• **GOAL OF THE EXERCISE**
Retype the whole listing, please, keeping every line exact and dropping the pictures.

• **DATA PROVIDED**
* Begin *
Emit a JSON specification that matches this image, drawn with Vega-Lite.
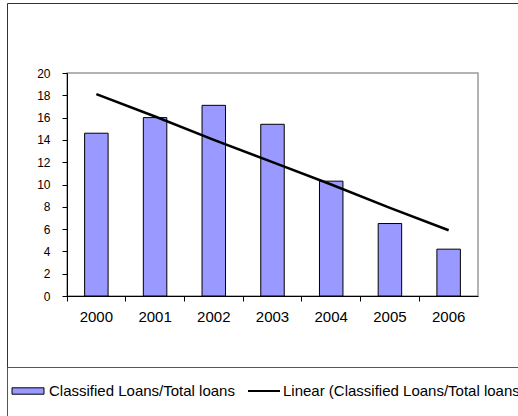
{
  "$schema": "https://vega.github.io/schema/vega-lite/v6.json",
  "width": 411,
  "height": 223,
  "autosize": {"type": "none"},
  "padding": {"left": 67, "top": 73, "right": 40, "bottom": 120},
  "background": "white",
  "config": {
    "view": {"stroke": "#9a9a9a", "strokeWidth": 1.5},
    "font": "Liberation Sans",
    "axisY": {
      "title": null,
      "values": [0, 2, 4, 6, 8, 10, 12, 14, 16, 18, 20],
      "labelOverlap": false,
      "grid": false,
      "tickSize": 5,
      "labelPadding": 12,
      "labelFontSize": 12,
      "labelColor": "#000",
      "domainColor": "#000",
      "tickColor": "#000",
      "labelFont": "Liberation Sans"
    }
  },
  "data": {
    "values": [
      {"year": "2000", "value": 14.6, "trend": 18.1},
      {"year": "2001", "value": 16.0, "trend": 16.1},
      {"year": "2002", "value": 17.1, "trend": 14.0},
      {"year": "2003", "value": 15.4, "trend": 12.0},
      {"year": "2004", "value": 10.3, "trend": 10.0},
      {"year": "2005", "value": 6.5, "trend": 7.9},
      {"year": "2006", "value": 4.2, "trend": 5.9}
    ]
  },
  "encoding": {
    "x": {
      "field": "year",
      "type": "ordinal",
      "scale": {"paddingInner": 0, "paddingOuter": 0},
      "axis": {
        "title": null,
        "labelAngle": 0,
        "bandPosition": 0,
        "tickSize": 5,
        "labelPadding": 8,
        "labelFontSize": 15,
        "labelColor": "#000",
        "domainColor": "#000",
        "tickColor": "#000",
        "labelFont": "Liberation Sans"
      }
    }
  },
  "layer": [
    {
      "mark": {"type": "bar", "width": {"band": 0.4}, "stroke": "#000", "strokeWidth": 1},
      "encoding": {
        "y": {
          "field": "value",
          "type": "quantitative",
          "scale": {"domain": [0, 20], "nice": false},
          "axis": {"title": null, "values": [0, 2, 4, 6, 8, 10, 12, 14, 16, 18, 20], "labelOverlap": false}
        },
        "fill": {
          "datum": "Classified Loans/Total loans",
          "scale": {"range": ["#9999FF"]},
          "legend": {
            "orient": "none",
            "legendX": -60,
            "legendY": -70,
            "title": "\u200b\u00a0\u00a0\u00a0\u00a0\u00a0\u00a0\u00a0\u00a0\u00a0\u00a0\u00a0\u00a0\u00a0\u00a0\u00a0\u00a0\u00a0\u00a0\u00a0\u00a0\u00a0\u00a0\u00a0\u00a0\u00a0\u00a0\u00a0\u00a0\u00a0\u00a0\u00a0\u00a0\u00a0\u00a0\u00a0\u00a0\u00a0\u00a0\u00a0\u00a0\u00a0\u00a0\u00a0\u00a0\u00a0\u00a0\u00a0\u00a0\u00a0\u00a0\u00a0\u00a0\u00a0\u00a0\u00a0\u00a0\u00a0\u00a0\u00a0\u00a0\u00a0\u00a0\u00a0\u00a0\u00a0\u00a0\u00a0\u00a0\u00a0\u00a0\u00a0\u00a0\u00a0\u00a0\u00a0\u00a0\u00a0\u00a0\u00a0\u00a0\u00a0\u00a0\u00a0\u00a0\u00a0\u00a0\u00a0\u00a0\u00a0\u00a0\u00a0\u00a0\u00a0\u00a0\u00a0\u00a0\u00a0\u00a0\u00a0\u00a0\u00a0\u00a0\u00a0\u00a0\u00a0\u00a0\u00a0\u00a0\u00a0\u00a0\u00a0\u00a0\u00a0\u00a0\u00a0\u00a0\u00a0\u00a0\u00a0\u00a0\u00a0\u00a0\u00a0\u00a0\u00a0\u00a0\u00a0\u00a0\u00a0\u00a0\u00a0\u00a0\u00a0\u00a0\u00a0\u00a0\u00a0\u00a0\u00a0\u00a0\u00a0\u00a0\u200b",
            "titleFont": "Liberation Sans",
            "titleFontSize": 10,
            "titleLimit": 3000,
            "titleOrient": "top",
            "titlePadding": 290.5,
            "padding": 80,
            "strokeColor": "#333",
            "symbolType": "M-8,-1.6H8V1.6H-8Z",
            "symbolSize": 16,
            "symbolStrokeColor": "#000",
            "symbolStrokeWidth": 1,
            "symbolOffset": -66.5,
            "labelOffset": 13.5,
            "labelFontSize": 15,
            "labelColor": "#000",
            "labelLimit": 1000,
            "labelFont": "Liberation Sans"
          }
        }
      }
    },
    {
      "mark": {"type": "line", "strokeWidth": 2.5},
      "encoding": {
        "y": {
          "field": "trend",
          "type": "quantitative",
          "axis": {"title": null, "values": [0, 2, 4, 6, 8, 10, 12, 14, 16, 18, 20], "labelOverlap": false}
        },
        "stroke": {
          "datum": "Linear (Classified Loans/Total loans)",
          "scale": {"range": ["#000000"]},
          "legend": {
            "orient": "none",
            "legendX": -60,
            "legendY": 294,
            "title": null,
            "padding": 16.5,
            "strokeColor": "#555",
            "symbolType": "M-8,0H8",
            "symbolSize": 16,
            "symbolStrokeWidth": 2,
            "symbolOffset": 233,
            "labelOffset": 11.5,
            "labelFontSize": 15,
            "labelColor": "#000",
            "labelLimit": 1000,
            "labelFont": "Liberation Sans"
          }
        }
      }
    }
  ]
}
* End *
• **EXERCISE RESPONSE**
Emit a JSON specification that matches this image, drawn with Vega-Lite.
{
  "$schema": "https://vega.github.io/schema/vega-lite/v6.json",
  "width": 411,
  "height": 223,
  "autosize": {"type": "none"},
  "padding": {"left": 67, "top": 73, "right": 40, "bottom": 120},
  "background": "white",
  "config": {
    "view": {"stroke": "#9a9a9a", "strokeWidth": 1.5},
    "font": "Liberation Sans",
    "axisY": {
      "title": null,
      "values": [0, 2, 4, 6, 8, 10, 12, 14, 16, 18, 20],
      "labelOverlap": false,
      "grid": false,
      "tickSize": 5,
      "labelPadding": 12,
      "labelFontSize": 12,
      "labelColor": "#000",
      "domainColor": "#000",
      "tickColor": "#000",
      "labelFont": "Liberation Sans"
    }
  },
  "data": {
    "values": [
      {"year": "2000", "value": 14.6, "trend": 18.1},
      {"year": "2001", "value": 16.0, "trend": 16.1},
      {"year": "2002", "value": 17.1, "trend": 14.0},
      {"year": "2003", "value": 15.4, "trend": 12.0},
      {"year": "2004", "value": 10.3, "trend": 10.0},
      {"year": "2005", "value": 6.5, "trend": 7.9},
      {"year": "2006", "value": 4.2, "trend": 5.9}
    ]
  },
  "encoding": {
    "x": {
      "field": "year",
      "type": "ordinal",
      "scale": {"paddingInner": 0, "paddingOuter": 0},
      "axis": {
        "title": null,
        "labelAngle": 0,
        "bandPosition": 0,
        "tickSize": 5,
        "labelPadding": 8,
        "labelFontSize": 15,
        "labelColor": "#000",
        "domainColor": "#000",
        "tickColor": "#000",
        "labelFont": "Liberation Sans"
      }
    }
  },
  "layer": [
    {
      "mark": {"type": "bar", "width": {"band": 0.4}, "stroke": "#000", "strokeWidth": 1},
      "encoding": {
        "y": {
          "field": "value",
          "type": "quantitative",
          "scale": {"domain": [0, 20], "nice": false},
          "axis": {"title": null, "values": [0, 2, 4, 6, 8, 10, 12, 14, 16, 18, 20], "labelOverlap": false}
        },
        "fill": {
          "datum": "Classified Loans/Total loans",
          "scale": {"range": ["#9999FF"]},
          "legend": {
            "orient": "none",
            "legendX": -60,
            "legendY": -70,
            "title": "\u200b\u00a0\u00a0\u00a0\u00a0\u00a0\u00a0\u00a0\u00a0\u00a0\u00a0\u00a0\u00a0\u00a0\u00a0\u00a0\u00a0\u00a0\u00a0\u00a0\u00a0\u00a0\u00a0\u00a0\u00a0\u00a0\u00a0\u00a0\u00a0\u00a0\u00a0\u00a0\u00a0\u00a0\u00a0\u00a0\u00a0\u00a0\u00a0\u00a0\u00a0\u00a0\u00a0\u00a0\u00a0\u00a0\u00a0\u00a0\u00a0\u00a0\u00a0\u00a0\u00a0\u00a0\u00a0\u00a0\u00a0\u00a0\u00a0\u00a0\u00a0\u00a0\u00a0\u00a0\u00a0\u00a0\u00a0\u00a0\u00a0\u00a0\u00a0\u00a0\u00a0\u00a0\u00a0\u00a0\u00a0\u00a0\u00a0\u00a0\u00a0\u00a0\u00a0\u00a0\u00a0\u00a0\u00a0\u00a0\u00a0\u00a0\u00a0\u00a0\u00a0\u00a0\u00a0\u00a0\u00a0\u00a0\u00a0\u00a0\u00a0\u00a0\u00a0\u00a0\u00a0\u00a0\u00a0\u00a0\u00a0\u00a0\u00a0\u00a0\u00a0\u00a0\u00a0\u00a0\u00a0\u00a0\u00a0\u00a0\u00a0\u00a0\u00a0\u00a0\u00a0\u00a0\u00a0\u00a0\u00a0\u00a0\u00a0\u00a0\u00a0\u00a0\u00a0\u00a0\u00a0\u00a0\u00a0\u00a0\u00a0\u00a0\u00a0\u200b",
            "titleFont": "Liberation Sans",
            "titleFontSize": 10,
            "titleLimit": 3000,
            "titleOrient": "top",
            "titlePadding": 290.5,
            "padding": 80,
            "strokeColor": "#333",
            "symbolType": "M-8,-1.6H8V1.6H-8Z",
            "symbolSize": 16,
            "symbolStrokeColor": "#000",
            "symbolStrokeWidth": 1,
            "symbolOffset": -66.5,
            "labelOffset": 13.5,
            "labelFontSize": 15,
            "labelColor": "#000",
            "labelLimit": 1000,
            "labelFont": "Liberation Sans"
          }
        }
      }
    },
    {
      "mark": {"type": "line", "strokeWidth": 2.5},
      "encoding": {
        "y": {
          "field": "trend",
          "type": "quantitative",
          "axis": {"title": null, "values": [0, 2, 4, 6, 8, 10, 12, 14, 16, 18, 20], "labelOverlap": false}
        },
        "stroke": {
          "datum": "Linear (Classified Loans/Total loans)",
          "scale": {"range": ["#000000"]},
          "legend": {
            "orient": "none",
            "legendX": -60,
            "legendY": 294,
            "title": null,
            "padding": 16.5,
            "strokeColor": "#555",
            "symbolType": "M-8,0H8",
            "symbolSize": 16,
            "symbolStrokeWidth": 2,
            "symbolOffset": 233,
            "labelOffset": 11.5,
            "labelFontSize": 15,
            "labelColor": "#000",
            "labelLimit": 1000,
            "labelFont": "Liberation Sans"
          }
        }
      }
    }
  ]
}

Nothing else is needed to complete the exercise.